Scientists at the University of Cambridge, in collaboration with the Smithsonian Tropical Research Institute in Panama, have discovered that male butterflies have genes which give them a sexual preference for a partner with a similar appearance to themselves. This discovery suggests how the genome is responsible for the mating behavior in butterflies.
This is the first genome study that observed butterfly behavior. It also unleashes the secrets of evolution that can explain how new species are formed.
For the study, scientists observed the courtship rituals and sequenced the DNA from nearly 300 butterflies with two different species of Heliconius. Heliconians have evolved to produce their own cyanide which makes them highly poisonous and they have distinct and brightly colored wings which act as a warning to would-be predators.
The male butterflies were introduced to female butterflies of two species and were scored for their levels of sexual interest directed towards each. The scientists rated each session based on the number of minutes of courtship by the male – shown by sustained hovering near or actively chasing the females.
Professor Chris Jiggins, one of the lead authors on the paper and a Fellow of St John’s College, said: “There has previously been lots of research done on finding genes for things like color patterns on the butterfly wing, but it’s been more difficult to locate the genes that underlie changes in behavior. What we found was surprisingly simple – three regions of the genome explain a lot of their behaviors. There’s a small region of the genome that has some very big effects.”
Heliconians use their long-range vision to locate the females, which is why it’s important each species has distinct wing markings. When a hybrid between the two species was introduced, the male would most commonly show a preference for a mate with similar markings to itself. The research showed the same area of the genome that controlled the coloration of the wings was responsible for defining a sexual preference for those same wing patterns.
Despite the rarity of hybrid butterflies – as a result of their reluctance to mate with one another – a surprisingly large amount of DNA has been shared between the species through hybridization. There has been ten times more sharing between these butterfly species than occurred between Neanderthals and humans.

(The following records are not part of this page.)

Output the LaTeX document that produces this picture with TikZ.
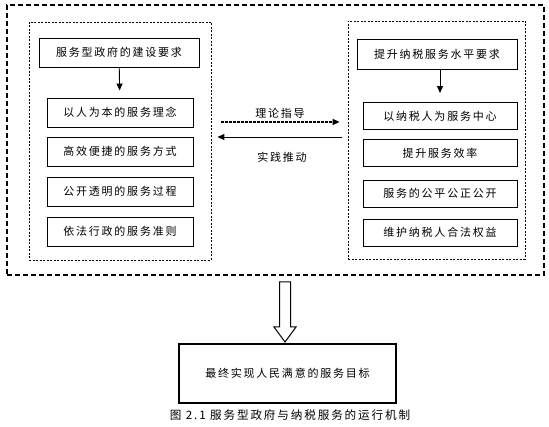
\documentclass[tikz,border=0pt]{standalone}
\usepackage{fontspec}
\setmainfont[LetterSpace=16]{Noto Sans CJK SC}
\usetikzlibrary{arrows.meta}

\tikzset{
  itembox/.style={draw, line width=0.9pt, minimum height=29pt, font=\fontsize{11}{13}\selectfont, inner sep=0pt},
  groupbox/.style={draw, line width=0.8pt, dash pattern=on 2pt off 1.5pt},
  outerbox/.style={draw, line width=1.4pt, dash pattern=on 5pt off 3pt},
  tip/.style={-{Triangle[length=7pt,width=6pt]}, line width=0.9pt}
}

\begin{document}
\begin{tikzpicture}[x=1pt,y=-1pt]
      \useasboundingbox (0,0) rectangle (549,427);
      % outer frame
      \node[outerbox, minimum width=537pt, minimum height=270pt] (outer) at (275.5,140) {};
      % government side
      \begin{scope}
        \node[groupbox, minimum width=182pt, minimum height=238pt] (lin) at (120,141) {};
        \node[itembox, minimum width=160pt] (ltop) at (119,52.5) {服务型政府的建设要求};
        \def\ly{{112.5,151.5,191.5,231.5}}
        \foreach \t [count=\i] in {以人为本的服务理念,高效便捷的服务方式,公开透明的服务过程,依法行政的服务准则} {
          \pgfmathsetmacro\yy{\ly[\i-1]}
          \node[itembox, minimum width=146pt] (l\i) at (120,\yy) {\t};
        }
        \draw[tip, shorten >=7pt] (ltop) -- (l1);
      \end{scope}
      % tax service side
      \begin{scope}
        \node[groupbox, minimum width=177pt, minimum height=238pt] (rin) at (436.5,140) {};
        \node[itembox, minimum width=160pt, minimum height=30pt] (rtop) at (437,54) {提升纳税服务水平要求};
        \def\ry{{116,153,193.5,232.5}}
        \foreach \t [count=\i] in {以纳税人为服务中心,提升服务效率,服务的公平公正公开,维护纳税人合法权益} {
          \pgfmathsetmacro\yy{\ry[\i-1]}
          \node[itembox, minimum width=154pt, minimum height=27pt] (r\i) at (440,\yy) {\t};
        }
        \draw[tip, shorten >=9pt] (rtop.south -| r1) -- (r1);
      \end{scope}
      % links between the two sides
      \coordinate (ga) at ([xshift=10pt]lin.east |- 0,122);
      \coordinate (gb) at ([xshift=-8pt]rin.west |- 0,122);
      \coordinate (pa) at ([xshift=-6pt]rin.west |- 0,137);
      \coordinate (pb) at ([xshift=6pt]lin.east |- 0,137);
      \draw[tip, line width=1.5pt, dash pattern=on 3pt off 1pt] (ga) -- (gb);
      \draw[tip] (pa) -- (pb);
      \node[font=\fontsize{11}{13}\selectfont] (theory) at (280,113) {理论指导};
      \node[font=\fontsize{11}{13}\selectfont] (practice) at (282,157) {实践推动};
      % goal
      \node[draw, line width=1.3pt, minimum width=217pt, minimum height=59pt, font=\fontsize{11}{13}\selectfont] (goal) at (287.5,373.5) {最终实现人民满意的服务目标};
      \draw[line width=1pt] (279.5,282) -- (290.5,282) -- (290.5,327) -- (296,327) -- (285,342)
        -- (274,327) -- (279.5,327) -- cycle;
      \node[font=\fontsize{11.6}{13}\selectfont] (caption) at (290,415) {图 2.1 服务型政府与纳税服务的运行机制};
\end{tikzpicture}
\end{document}
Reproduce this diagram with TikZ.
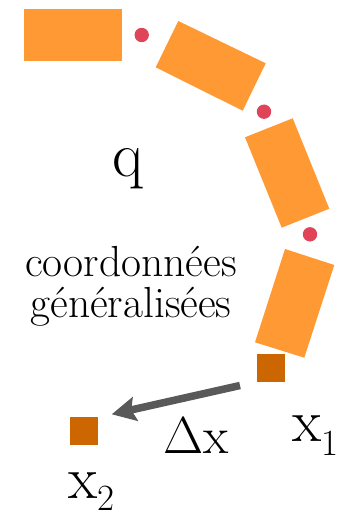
\RequirePackage{fix-cm}
\documentclass[tikz,border=0pt]{standalone}
\usepackage{fontspec}
\usetikzlibrary{arrows.meta}
\definecolor{segorange}{RGB}{255,153,51}
\definecolor{jointred}{RGB}{224,68,88}
\definecolor{ptorange}{RGB}{204,102,0}
\definecolor{arrgray}{RGB}{89,89,89}
\tikzset{
  segment/.style={fill=segorange, draw=none},
  joint/.style={fill=jointred, draw=none},
  ptsq/.style={fill=ptorange, draw=none, minimum size=28pt, inner sep=0pt, outer sep=0pt},
  lbl/.style={inner sep=0pt, outer sep=0pt, text=black},
  disp/.style={draw=arrgray, line width=7.5pt, -{Stealth[length=24pt,width=24pt,inset=4pt]}}
}
\begin{document}
\begin{tikzpicture}[x=1pt,y=-1pt]
\useasboundingbox (0,0) rectangle (347,516);
% segments
\fill[segment] (24,9.3) -- (121.7,9.3) -- (121.7,61) -- (24,61) -- cycle;
\fill[segment] (178.3,21) -- (265.7,63.3) -- (242.7,110.7) -- (155.7,67.3) -- cycle;
\fill[segment] (245,137.3) -- (292.7,118.3) -- (329.3,208.7) -- (281.7,227.7) -- cycle;
\fill[segment] (285,249) -- (334.3,265) -- (304.3,357.7) -- (255,342.3) -- cycle;
% joints
\fill[joint] (141.7,35) circle (7.2);
\fill[joint] (264,111.7) circle (7.2);
\fill[joint] (310,234.3) circle (7.2);
% points
\node[ptsq] (x1) at (270.5,368) {};
\node[ptsq] (x2) at (83.5,431) {};
% labels
\node[lbl, anchor=base, font=\fontsize{64}{64}\selectfont] (q) at (128,176.5) {q};
\node[lbl, anchor=base, align=center, font=\fontsize{43.5}{41}\selectfont] (coord) at (131,317)
  {coordonnées\\généralisées};
\node[lbl, anchor=base west, font=\fontsize{52}{52}\selectfont] (dx) at (163,453) {$\Delta$x};
\node[lbl, anchor=base west, font=\fontsize{60}{60}\selectfont] (x1l) at (292,441.7)
  {x\raisebox{-14pt}{\fontsize{37}{37}\selectfont 1}};
\node[lbl, anchor=base west, font=\fontsize{60}{60}\selectfont] (x2l) at (68.5,498)
  {x\raisebox{-12pt}{\fontsize{37}{37}\selectfont 2}};
% displacement arrow
\coordinate (arrS) at (240,385.5);
\coordinate (arrE) at (111.7,414.3);
\draw[disp] (arrS) -- (arrE);
\end{tikzpicture}
\end{document}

Dr. Richard Merrill, one of the authors of the paper, based at Ludwig-Maximilians-Universität, Munich, said: “It explains why hybrid butterflies are so rare – there is a strong genetic preference for similar partners which mostly stops inter-species breeding. This genetic structure promotes long-term evolution of new species by reducing intermixing with others.”
Many areas of the genome that define each species- are maintained by natural selection, which weeds out the foreign genes. Particular, the genome is protected from the effects of inter-species mating. As with the genetics that controls mating behavior, these genes enable each butterfly type to maintain its distinctiveness and help ensure the long-term survival of the species.
Professor Jiggins said: “In terms of behavior, humans are unique in their capacity for learning and cultural changes but our behavior is also influenced by our genes. Studies of simpler organisms such as butterflies can shed light on how our own behavior has evolved. Some of the patterns of gene sharing we see between the butterflies have also been documented in comparisons of the human and Neanderthal genomes, so there is another link to our own evolution.”
“Next we would like to know how novel behavior can arise and what kind of genetic changes you need to alter behavior. We already know that you can make different wing patterns by editing the genes. These studies suggest that potentially new behaviors could come about by putting different genes together in new combinations.”
References:
- Recombination rate variation shapes barriers to introgression across butterfly genomes.
- Genetic dissection of assortative mating behavior.